В одном романе мы вместе с американским рабочим и сопровождающим его советским инженером совершаем путешествие по обжитому, механизированному Северу ("Под небом Арктики"). В другом вместе с героями, которые ищут и никак не могут встретить друг друга, попадаем на внеземную орбитальную лабораторию ("Звезда КЭЦ"). Мы видим удивительные технические достижения, в людей - деловито нажимающими кнопки, борющимися с природой, занимающимися исследованиями. О чем они думают, о чем спорят, как относятся друг к другу? Какой вообще будет человеческая жизнь, когда в ней не станет межпланетных гангстеров-бизнесменов ("Продавец воздуха") и новоявленных рабовладельцев ("Человек-амфибия"), претендентов на мировое господство ("Властелин мира") и врачей-преступников ("Голова профессора Доуэля")?
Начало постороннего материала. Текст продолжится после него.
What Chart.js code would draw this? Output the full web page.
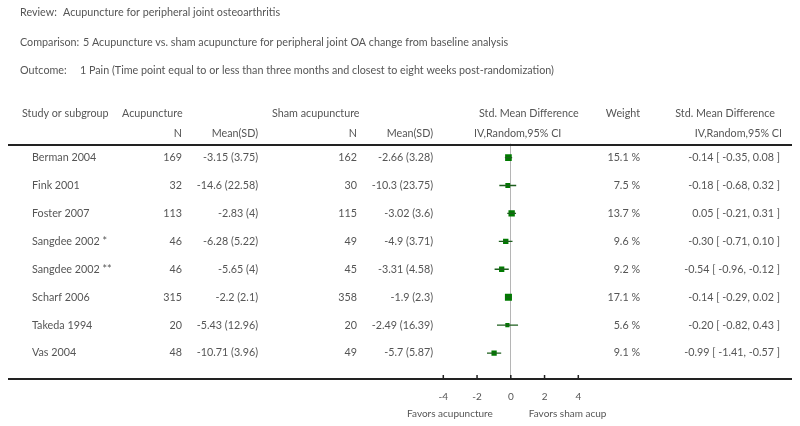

Неужели тогда останется только показывать успехи свободного труда да по случайности попадать в приключения?
Задавая вопрос об особенностях человеческих отношений при коммунизме, Беляев и не мог получить более конкретного ответа, чем о борьбе нового со старым, потому что эти отношения только-только начинали зарождаться, их нельзя было целиком предугадать - писатель сам должен был сделаться их разведчиком, его работа была "на стыке" теории научного коммунизма с живым художественным исследованием советской жизни. Беляев же надеялся построить модель социального будущего тем же методом умозрительной экстраполяции ("...автор, - писал он, - на свой страх и риск, принужден экстраполировать законы диалектического развития"), что он освоил в своих технических и естественнонаучных утопиях. Для социально-фантастического романа такой путь был малопригоден. В социальную теорию живая действительность вносит поправки более сложные и неожиданные, чем в естественнонаучную. В воображаемой картине социального будущего оказывалось чересчур много неизвестных величин. Фантаст, не располагая конкретными новыми идеями, вынужден был возвращаться к общим местам о "борьбе противоположностей" и "отрицании отрицания". Задача Беляева осложнялась еще и в связи с тем, что писатель обращался к сравнительно близкому будущему. Там, справедливо замечал он, люди должны "больше напоминать современников, чем людей будущего". Только сравнение с живой действительностью могло дать меру этого сходства и различия.
Трудность, таким образом, состояла не в "художественном оформлении", но в том, чтобы поднять социальную фантазию на более точный, более научный уровень. Беляев же склонен был несколько механически переносить в будущее свои наблюдения над современностью. "В одном романе о будущем, - писал он, - я поставил целью показать многообразие вкусов человека будущего. Никаких стандартов в быту... одних героев я изображаю как любителей ультрамодернизированной домашней обстановки - мебели и пр., других любителями старинной мебели". Казалось бы, все верно: каждому по потребности. Но ведь расцвет высших потребностей, весьма возможно, поведет как раз к известной стандартизации низших, о которых говорит Беляев. Беляев механически прилагал "теорию будущего" к современному быту, тогда как между ними сложная, диалектическая связь. Необходимо было понять, что с удовлетворением самых насущных бытовых потребностей совершенней станут духовные идеалы.
Беляев не мельчил идеал. Это, говорил он, "социалистическое отношение к труду, государству и общественной собственности, любовь к родине, готовность к самопожертвованию во имя ее, героизм". Он крупным планом видел основу, на которой разовьется человек будущего, и у него были интересные соображения о психотипе этого человека. В повести "Золотая гора" (1929) журналист-американец, наблюдая сотрудников советской научной лаборатории, "все больше удивлялся этим людям. Их психология казалась ему необычной. Быть может, это психология будущего человека? Эта глубина переживаний и вместе с тем умение быстро переключить свое внимание на другое, сосредоточить все свои душевные силы на одном предмете...".
Но отдельные догадки и декларации Беляева оказались художественно не реализованными. Объясняя, почему в "Лаборатории Дубльвэ" он не решился "дать характеристики людей" и вместо того перенес внимание "на описание городов будущего", Беляев признавался, что у него оказалось "недостаточно материала". Вероятно, писатель хуже знал тех своих современников, кто шел в Завтра. Ведь в своих прежних сюжетах он привык к иному герою. Но дело было не только в его личных возможностях, а и в небольшом в то время историческом опыте советской действительности. Дальнейший шаг в осмыслении человека и общества будущего сделан был советской научно-фантастической литературой уже в каше время. Но мы будем помнить, что на этом пути Александр Беляев выступил первопроходцем.